▸ **WRITTEN PROBLEM**
Omitting the pictures, copy exactly each line from the one containing "Output the Python" up to and including the one containing "nodes = np.arange(1, 153)".
:::::
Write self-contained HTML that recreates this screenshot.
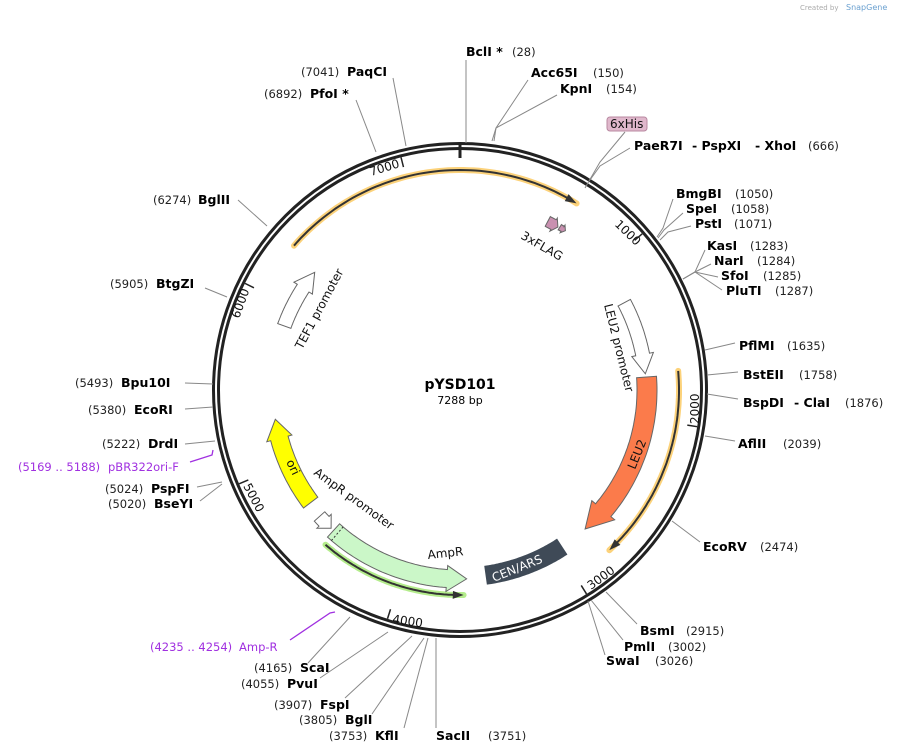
<!DOCTYPE html>
<html><head><meta charset="utf-8">
<style>
html,body{margin:0;padding:0;background:#fff;}
svg{display:block;font-family:"DejaVu Sans","Liberation Sans",sans-serif;}
.b{font-weight:bold;font-size:12.5px;fill:#000;}
.n{font-size:11.5px;fill:#222;}
.p{font-size:11.5px;fill:#a030e0;}
.l{stroke:#888;stroke-width:1;fill:none;}
.t{font-size:12px;fill:#111;}
</style></head><body>
<svg id="s" width="897" height="754" viewBox="0 0 897 754" xmlns="http://www.w3.org/2000/svg">
<text x="800" y="10" font-size="7" fill="#aaa">Created by</text>
<text x="846" y="10" font-size="8" fill="#6aa0d0">SnapGene</text>
<g id="geo"></g>
<circle cx="460" cy="390" r="246.5" fill="none" stroke="#222" stroke-width="3"/>
<circle cx="460" cy="390" r="241.5" fill="none" stroke="#222" stroke-width="3"/>
<line x1="460" y1="143" x2="460" y2="158" stroke="#222" stroke-width="3"/>
<g class="l">
<polyline points="466,143 466,60"/>
<polyline points="492,141 496,128 528,80"/>
<polyline points="494,141 496,128 557,95"/>
<polyline points="406,146 393,78"/>
<polyline points="376,152 356,100"/>
<polyline points="590,180 600,166 630,148"/>
<polyline points="585,188 600,162 625,132"/>
<polyline points="657,237 663,228 673,199"/>
<polyline points="658,238 664,230 683,213"/>
<polyline points="660,240 668,232 691,226"/>
<polyline points="683,279 695,272 705,250"/>
<polyline points="683,279 695,272 711,264"/>
<polyline points="683,279 695,272 718,277"/>
<polyline points="683,279 695,272 722,290"/>
<polyline points="705,350 735,343"/>
<polyline points="707,375 738,372"/>
<polyline points="707,394 738,399"/>
<polyline points="705,436 735,441"/>
<polyline points="672,521 700,542"/>
<polyline points="606,592 637,624"/>
<polyline points="591,600 623,640"/>
<polyline points="588,601 605,655"/>
<polyline points="436,638 436,728"/>
<polyline points="428,638 404,728"/>
<polyline points="424,638 372,714"/>
<polyline points="412,636 345,698"/>
<polyline points="388,632 320,678"/>
<polyline points="350,617 308,663"/>
<polyline points="267,226 238,200"/>
<polyline points="227,297 205,288"/>
<polyline points="213,384 185,383"/>
<polyline points="213,407 185,409"/>
<polyline points="215,441 185,444"/>
<polyline points="222,482 197,487"/>
<polyline points="222,484 200,501"/>
</g>
<polyline points="190,462 212,455 213,450" fill="none" stroke="#a030e0" stroke-width="1.3"/>
<polyline points="290,640 330,613 335,612" fill="none" stroke="#a030e0" stroke-width="1.3"/>
<text x="466" y="56" class="b">BclI *</text><text x="512" y="56" class="n">(28)</text>
<text x="531" y="77" class="b">Acc65I</text><text x="593" y="77" class="n">(150)</text>
<text x="560" y="93" class="b">KpnI</text><text x="606" y="93" class="n">(154)</text>
<text x="301" y="76" class="n">(7041)</text><text x="347" y="76" class="b">PaqCI</text>
<text x="264" y="98" class="n">(6892)</text><text x="310" y="98" class="b">PfoI *</text>
<rect x="607" y="117" width="40" height="14" rx="3" fill="#e0b8cc" stroke="#b888a0"/>
<text x="610" y="128" class="t" font-size="12">6xHis</text>
<text x="634" y="150" class="b">PaeR7I</text><text x="692" y="150" class="b">- PspXI</text><text x="755" y="150" class="b">- XhoI</text><text x="808" y="150" class="n">(666)</text>
<text x="676" y="198" class="b">BmgBI</text><text x="735" y="198" class="n">(1050)</text>
<text x="686" y="213" class="b">SpeI</text><text x="731" y="213" class="n">(1058)</text>
<text x="695" y="228" class="b">PstI</text><text x="734" y="228" class="n">(1071)</text>
<text x="707" y="250" class="b">KasI</text><text x="750" y="250" class="n">(1283)</text>
<text x="714" y="265" class="b">NarI</text><text x="757" y="265" class="n">(1284)</text>
<text x="721" y="280" class="b">SfoI</text><text x="763" y="280" class="n">(1285)</text>
<text x="726" y="295" class="b">PluTI</text><text x="775" y="295" class="n">(1287)</text>
<text x="739" y="350" class="b">PflMI</text><text x="787" y="350" class="n">(1635)</text>
<text x="743" y="379" class="b">BstEII</text><text x="799" y="379" class="n">(1758)</text>
<text x="743" y="407" class="b">BspDI</text><text x="794" y="407" class="b">- ClaI</text><text x="845" y="407" class="n">(1876)</text>
<text x="738" y="448" class="b">AflII</text><text x="783" y="448" class="n">(2039)</text>
<text x="703" y="551" class="b">EcoRV</text><text x="760" y="551" class="n">(2474)</text>
<text x="640" y="635" class="b">BsmI</text><text x="686" y="635" class="n">(2915)</text>
<text x="624" y="651" class="b">PmlI</text><text x="668" y="651" class="n">(3002)</text>
<text x="606" y="665" class="b">SwaI</text><text x="655" y="665" class="n">(3026)</text>
<text x="436" y="740" class="b">SacII</text><text x="488" y="740" class="n">(3751)</text>
<text x="329" y="740" class="n">(3753)</text><text x="375" y="740" class="b">KflI</text>
<text x="299" y="724" class="n">(3805)</text><text x="345" y="724" class="b">BglI</text>
<text x="274" y="709" class="n">(3907)</text><text x="320" y="709" class="b">FspI</text>
<text x="241" y="688" class="n">(4055)</text><text x="287" y="688" class="b">PvuI</text>
<text x="254" y="672" class="n">(4165)</text><text x="300" y="672" class="b">ScaI</text>
<text x="150" y="651" class="p">(4235 .. 4254)</text><text x="239" y="651" class="p" font-size="13">Amp-R</text>
<text x="153" y="204" class="n">(6274)</text><text x="198" y="204" class="b">BglII</text>
<text x="110" y="288" class="n">(5905)</text><text x="156" y="288" class="b">BtgZI</text>
<text x="75" y="387" class="n">(5493)</text><text x="121" y="387" class="b">Bpu10I</text>
<text x="88" y="414" class="n">(5380)</text><text x="134" y="414" class="b">EcoRI</text>
<text x="102" y="448" class="n">(5222)</text><text x="148" y="448" class="b">DrdI</text>
<text x="18" y="471" class="p">(5169 .. 5188)</text><text x="108" y="471" class="p" font-size="12.5">pBR322ori-F</text>
<text x="105" y="493" class="n">(5024)</text><text x="151" y="493" class="b">PspFI</text>
<text x="108" y="508" class="n">(5020)</text><text x="154" y="508" class="b">BseYI</text>
<text class="t" font-size="11.5" transform="translate(371,176) rotate(-17)">7000</text>
<text class="t" font-size="11.5" transform="translate(614,225) rotate(44)">1000</text>
<text class="t" font-size="11.5" transform="translate(699,424) rotate(-90)">2000</text>
<text class="t" font-size="11.5" transform="translate(591,590) rotate(-36)">3000</text>
<text class="t" font-size="11.5" transform="translate(392,623) rotate(8)">4000</text>
<text class="t" font-size="11.5" transform="translate(243,486) rotate(62)">5000</text>
<text class="t" font-size="11.5" transform="translate(239,319) rotate(-70)">6000</text>
<text x="460" y="389" text-anchor="middle" font-weight="bold" font-size="14">pYSD101</text>
<text x="460" y="404" text-anchor="middle" font-size="11">7288 bp</text>
<text class="t" transform="translate(302,350) rotate(-62)">TEF1 promoter</text>
<text class="t" transform="translate(604,305) rotate(76)">LEU2 promoter</text>
<text class="t" transform="translate(635,470) rotate(-68)">LEU2</text>
<text class="t" transform="translate(286,462) rotate(64)">ori</text>
<text class="t" transform="translate(313,474) rotate(36)">AmpR promoter</text>
<text class="t" transform="translate(428,559) rotate(-6)">AmpR</text>
<text style="fill:#fff;font-size:12px" transform="translate(494,582) rotate(-22)">CEN/ARS</text>
<text class="t" transform="translate(520,238) rotate(30)">3xFLAG</text>
</svg>
<script>
(function(){
var cx=460,cy=390,g=document.getElementById('geo'),NS='http://www.w3.org/2000/svg';
function P(r,a){a=a*Math.PI/180;return [cx+r*Math.sin(a),cy-r*Math.cos(a)];}
function add(tag,at){var e=document.createElementNS(NS,tag);for(var k in at)e.setAttribute(k,at[k]);g.appendChild(e);return e;}
function arcPath(r,a1,a2){var n=60,s='';for(var i=0;i<=n;i++){var p=P(r,a1+(a2-a1)*i/n);s+=(i?'L':'M')+p[0].toFixed(1)+','+p[1].toFixed(1);}return s;}
function arrow(r,a1,a2,w,hw,hl,fill,stroke){
 var dir=a2>a1?1:-1,ab=a2-dir*hl,pts=[],n=40,i;
 for(i=0;i<=n;i++)pts.push(P(r+w/2,a1+(ab-a1)*i/n));
 if(hl>0){pts.push(P(r+hw/2,ab));pts.push(P(r,a2));pts.push(P(r-hw/2,ab));}
 for(i=n;i>=0;i--)pts.push(P(r-w/2,a1+(ab-a1)*i/n));
 add('polygon',{points:pts.map(function(p){return p[0].toFixed(1)+','+p[1].toFixed(1)}).join(' '),fill:fill,stroke:stroke,'stroke-width':1});
}
function orf(r,a1,a2,hc){
 add('path',{d:arcPath(r,a1,a2),fill:'none',stroke:hc,'stroke-width':6,'stroke-linecap':'round'});
 var dir=a2>a1?1:-1;
 add('path',{d:arcPath(r,a1,a2-dir*1.5),fill:'none',stroke:'#333','stroke-width':2});
 var t=P(r,a2),b1=P(r+4,a2-dir*3),b2=P(r-4,a2-dir*3);
 add('polygon',{points:t+' '+b1+' '+b2,fill:'#333'});
}
for(var k=1;k<=7;k++){var a=k*1000/7288*360,p1=P(240,a),p2=P(230,a);add('line',{x1:p1[0],y1:p1[1],x2:p2[0],y2:p2[1],stroke:'#222','stroke-width':1.5});}
orf(220,-49,32,'#fcd27a');
orf(219,85,137,'#fcd27a');
orf(205,221,179,'#b4ec8c');
arrow(187,-70,-51,14,22,6,'#fff','#666');
arrow(186,62,85,14,22,6,'#fff','#666');
arrow(187,86,138,20,30,8,'#fb7b4b','#666');
arrow(187,147,172,18,0,0,'#3f4a57','#3f4a57');
arrow(189,222,178,18,26,6,'#cbf7c8','#666');
arrow(189,228,223,14,20,3,'#fff','#666');
arrow(187,233,261,18,26,6,'#ffff00','#666');
arrow(190,27.5,31,11,15,1.5,'#c990b0','#666');
arrow(191,31.5,33.5,6,9,1,'#c990b0','#666');
var d1=P(180,220.5),d2=P(198,220.5);add('line',{x1:d1[0],y1:d1[1],x2:d2[0],y2:d2[1],stroke:'#333','stroke-dasharray':'2,2'});
})();
</script>
</body></html>
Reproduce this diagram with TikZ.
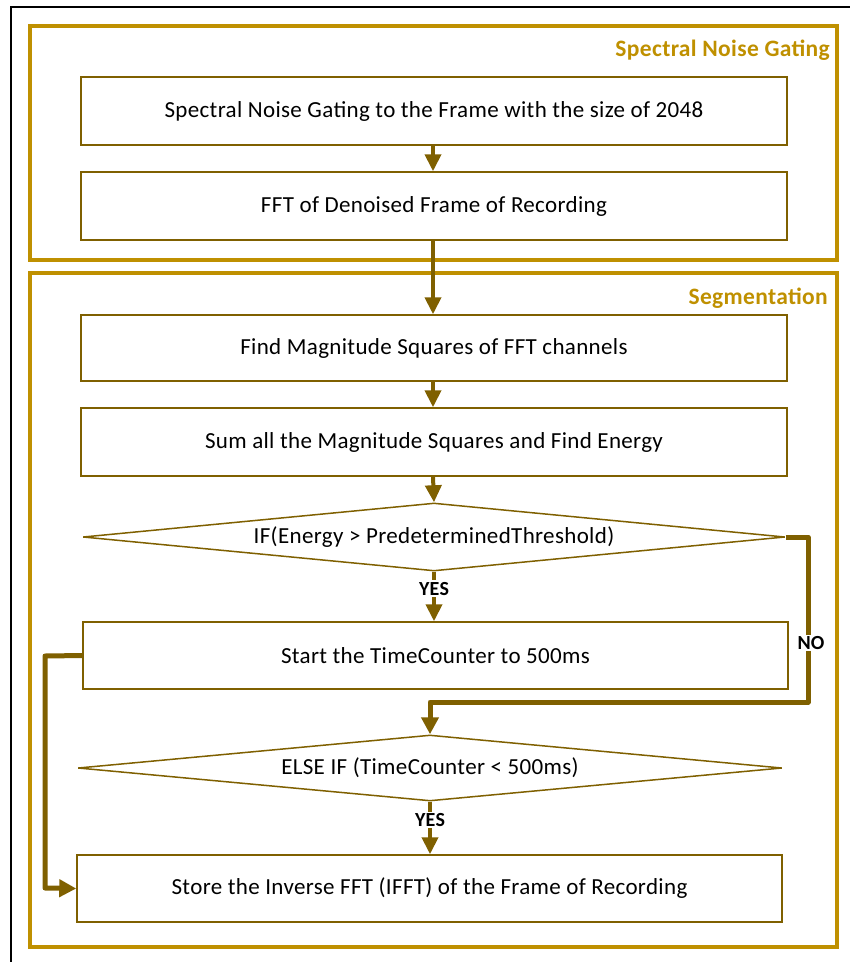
\documentclass[tikz,border=0pt]{standalone}
\usepackage{fontspec}
\setmainfont{Carlito}[LetterSpace=1.5]
\usetikzlibrary{shapes.geometric,arrows.meta}
\definecolor{gold}{HTML}{BF9000}
\definecolor{darkgold}{HTML}{7F6000}
\tikzset{
  frame/.style={draw=gold,line width=4.5pt},
  stepbox/.style={draw=darkgold,line width=1.5pt,fill=white,minimum width=706pt,minimum height=68pt,inner sep=0pt,font=\fontsize{23}{27}\selectfont},
  decide/.style={diamond,aspect=10,draw=darkgold,line width=1.5pt,fill=white,minimum width=704pt,minimum height=67pt,inner sep=0pt,font=\fontsize{23}{27}\selectfont},
  flow/.style={draw=darkgold,line width=4pt,-{Triangle[width=16pt,length=17pt]}},
  heavyflow/.style={draw=darkgold,line width=5pt,line join=round,-{Triangle[width=17pt,length=17pt]}},
  title/.style={text=gold,font=\bfseries\fontsize{23.5}{27}\selectfont,anchor=east,inner sep=0pt},
  answer/.style={fill=white,font=\bfseries\fontsize{20}{23}\selectfont,inner sep=1.5pt}
}
\begin{document}
\begin{tikzpicture}[x=1pt,y=-1pt]
\useasboundingbox (0,0) rectangle (850,962);
\begin{scope}
\clip (0,0) rectangle (850,962);
\draw[black,line width=1.8pt] (11,7) rectangle (870,990);

% section frames
\draw[frame] (30,26) rectangle (837,260);
\draw[frame] (30,273) rectangle (837,947);
\node[title] (t1) at (830,50) {Spectral Noise Gating};
\node[title] (t2) at (828,298) {Segmentation};

% processing steps
\node[stepbox] (b1) at (434,111) {Spectral Noise Gating to the Frame with the size of 2048};
\node[stepbox] (b2) at (434,206) {FFT of Denoised Frame of Recording};
\node[stepbox,minimum height=66pt] (b3) at (434,348) {Find Magnitude Squares of FFT channels};
\node[stepbox] (b4) at (434,442) {Sum all the Magnitude Squares and Find Energy};
\node[decide,minimum width=702pt,minimum height=68pt] (d1) at (434,537) {IF(Energy > PredeterminedThreshold)};
\node[stepbox,minimum width=705pt,minimum height=67pt] (b5) at (435.5,655.5) {Start the TimeCounter to 500ms};
\node[decide,minimum height=66pt] (d2) at (430,768) {ELSE IF (TimeCounter < 500ms)};
\node[stepbox,minimum width=705pt,minimum height=67pt] (b6) at (429.5,888.5) {Store the Inverse FFT (IFFT) of the Frame of Recording};

% connectors
\draw[flow] (b1.south -| 433,0) -- (b2.north -| 433,0);
\draw[flow] (b2.south -| 433,0) -- (b3.north -| 433,0);
\draw[flow] (b3.south -| 433,0) -- (b4.north -| 433,0);
\draw[flow] (b4.south -| 433,0) -- (d1.north);
\draw[flow] (d1.south) -- node[answer,pos=0.34] (yes1) {YES} (d1.south |- b5.north);
\coordinate (noA) at (808,537);
\coordinate (noB) at (808,702);
\coordinate (noC) at (430,702);
\draw[heavyflow] (d1.east) -- (noA) -- (noB) -- (noC) -- (d2.north);
\node[answer] (no) at (811,643) {NO};
\draw[flow] (d2.south) -- node[answer,pos=0.35] (yes2) {YES} (d2.south |- b6.north);
\coordinate (loopA) at (45,656);
\coordinate (loopB) at (45,888);
\draw[heavyflow] (b5.west) -- (loopA) -- (loopB) -- (b6.west);
\end{scope}
\end{tikzpicture}
\end{document}
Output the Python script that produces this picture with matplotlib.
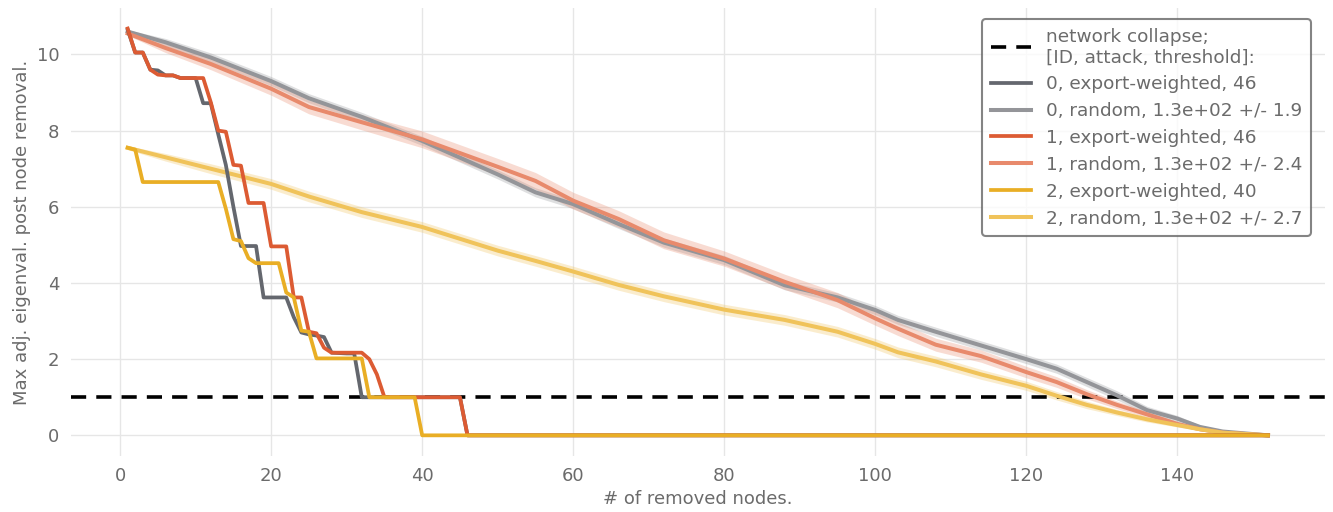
import matplotlib
matplotlib.use("Agg")
import numpy as np
import matplotlib.pyplot as plt

# removed-node count for the targeted (export-weighted) attacks
nodes = np.arange(1, 153)

# export-weighted attack, first values (rest are 0)
exp0_head = [10.65, 10.05, 10.05, 9.6, 9.58, 9.45, 9.45, 9.38, 9.38, 9.38,
             8.72, 8.72, 7.9, 7.1, 6.0, 4.97, 4.97, 4.97, 3.62, 3.62,
             3.62, 3.62, 3.1, 2.7, 2.65, 2.62, 2.58, 2.17, 2.16, 2.15,
             2.15, 1.0, 1.0, 1.0, 1.0, 1.0, 1.0, 1.0, 1.0, 1.0,
             1.0, 1.0, 1.0, 1.0, 1.0]
exp1_head = [10.68, 10.05, 10.05, 9.6, 9.47, 9.45, 9.45, 9.38, 9.38, 9.38,
             9.38, 8.75, 8.0, 7.97, 7.1, 7.08, 6.1, 6.1, 6.1, 4.96,
             4.96, 4.96, 3.62, 3.62, 2.72, 2.68, 2.3, 2.17, 2.17, 2.17,
             2.17, 2.17, 2.0, 1.6, 1.0, 1.0, 1.0, 1.0, 1.0, 1.0,
             1.0, 1.0, 1.0, 1.0, 1.0]
exp2_head = [7.55, 7.5, 6.65, 6.65, 6.65, 6.65, 6.65, 6.65, 6.65, 6.65,
             6.65, 6.65, 6.65, 5.95, 5.15, 5.1, 4.65, 4.52, 4.52, 4.52,
             4.52, 3.75, 3.62, 2.75, 2.72, 2.02, 2.02, 2.02, 2.02, 2.02,
             2.02, 2.02, 1.0, 1.0, 1.0, 1.0, 1.0, 1.0, 1.0]

# random attack: mean and spread, sampled along the x axis
rand_n = [1, 6, 12, 20, 25, 32, 40, 50, 55, 60, 66, 72, 80, 88, 95, 100,
          103, 108, 114, 120, 124, 128, 132, 136, 140, 143, 146, 152]
rand0 = [10.6, 10.32, 9.92, 9.3, 8.85, 8.36, 7.73, 6.85, 6.38, 6.07, 5.55,
         5.06, 4.6, 3.94, 3.62, 3.29, 3.03, 2.72, 2.36, 2.0, 1.75, 1.4,
         1.05, 0.66, 0.44, 0.22, 0.1, 0.0]
rand1 = [10.55, 10.17, 9.75, 9.1, 8.62, 8.22, 7.77, 7.05, 6.68, 6.16, 5.68,
         5.12, 4.64, 4.03, 3.55, 3.07, 2.8, 2.38, 2.08, 1.66, 1.4, 1.08,
         0.8, 0.55, 0.3, 0.16, 0.07, 0.0]
rand2 = [7.55, 7.3, 7.0, 6.6, 6.27, 5.86, 5.47, 4.85, 4.58, 4.3, 3.95,
         3.65, 3.3, 3.03, 2.72, 2.4, 2.18, 1.94, 1.6, 1.3, 1.04, 0.8,
         0.6, 0.42, 0.27, 0.16, 0.07, 0.0]
std0 = [0.05, 0.1, 0.12, 0.12, 0.12, 0.12, 0.12, 0.12, 0.12, 0.12, 0.12,
        0.12, 0.12, 0.12, 0.12, 0.12, 0.12, 0.12, 0.12, 0.12, 0.12, 0.12,
        0.12, 0.1, 0.08, 0.05, 0.03, 0.0]
std1 = [0.05, 0.12, 0.15, 0.17, 0.18, 0.2, 0.22, 0.22, 0.22, 0.22, 0.22,
        0.22, 0.2, 0.2, 0.2, 0.18, 0.18, 0.17, 0.16, 0.15, 0.14, 0.12,
        0.1, 0.08, 0.06, 0.04, 0.03, 0.0]
std2 = [0.05, 0.1, 0.13, 0.14, 0.14, 0.14, 0.14, 0.14, 0.14, 0.14, 0.14,
        0.14, 0.14, 0.14, 0.14, 0.14, 0.14, 0.14, 0.13, 0.12, 0.11, 0.1,
        0.08, 0.07, 0.05, 0.04, 0.03, 0.0]

thresholds = [46, 46, 40]
rand_thr = ["1.3e+02 +/- 1.9", "1.3e+02 +/- 2.4", "1.3e+02 +/- 2.7"]
collapse_level = 1.0

dark = ["#64676e", "#dc5b33", "#e9ae25"]
light = ["#949599", "#e88a6c", "#f0c35a"]
txt = "#6b6b6b"

plt.rcParams['font.family'] = ['DejaVu Sans']
fig = plt.figure(figsize=(13.33, 5.12), dpi=100)
ax = fig.add_axes([0.053, 0.11, 0.941, 0.874])

h_col = ax.axhline(collapse_level, color="black", lw=2.6, ls=(0, (4.2, 2.8)), zorder=2.5)

handles = [h_col]
labels = ["network collapse;\n[ID, attack, threshold]:"]
heads = [exp0_head, exp1_head, exp2_head]
rands = [rand0, rand1, rand2]
stds = [std0, std1, std2]
for i in range(3):
    y = np.zeros(len(nodes))
    y[:len(heads[i])] = heads[i]
    m = np.array(rands[i])
    s = np.array(stds[i])
    ax.fill_between(rand_n, m - s, m + s, color=light[i], alpha=0.3, lw=0, zorder=2)
    hr, = ax.plot(rand_n, m, color=light[i], lw=2.9, zorder=3)
    he, = ax.plot(nodes, y, color=dark[i], lw=2.7, zorder=4)
    handles += [he, hr]
    labels += ["%d, export-weighted, %d" % (i, thresholds[i]),
               "%d, random, %s" % (i, rand_thr[i])]

ax.set_xlabel("# of removed nodes.", color=txt, fontsize=13)
ax.set_ylabel("Max adj. eigenval. post node removal.", color=txt, fontsize=13)
ax.set_xticks(range(0, 141, 20))
ax.set_yticks(range(0, 11, 2))
ax.tick_params(colors=txt, labelsize=13, length=0, pad=8)
ax.grid(color="#e6e6e6", lw=1)
ax.set_axisbelow(True)
for sp in ax.spines.values():
    sp.set_visible(False)

leg = ax.legend(handles, labels, loc="upper right", fontsize=13.3, frameon=True,
                handlelength=2.2, labelspacing=0.48, borderpad=0.45,
                bbox_to_anchor=(0.996, 0.996))
leg.get_frame().set_edgecolor("#666666")
leg.get_frame().set_linewidth(1.5)
leg.set_zorder(10)
for t in leg.get_texts():
    t.set_color(txt)

fig.savefig("out.png", dpi=100)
:::::
▸ **ANSWER FOR THIS EXERCISE**
Output the Python script that produces this picture with matplotlib.
import matplotlib
matplotlib.use("Agg")
import numpy as np
import matplotlib.pyplot as plt

# removed-node count for the targeted (export-weighted) attacks
nodes = np.arange(1, 153)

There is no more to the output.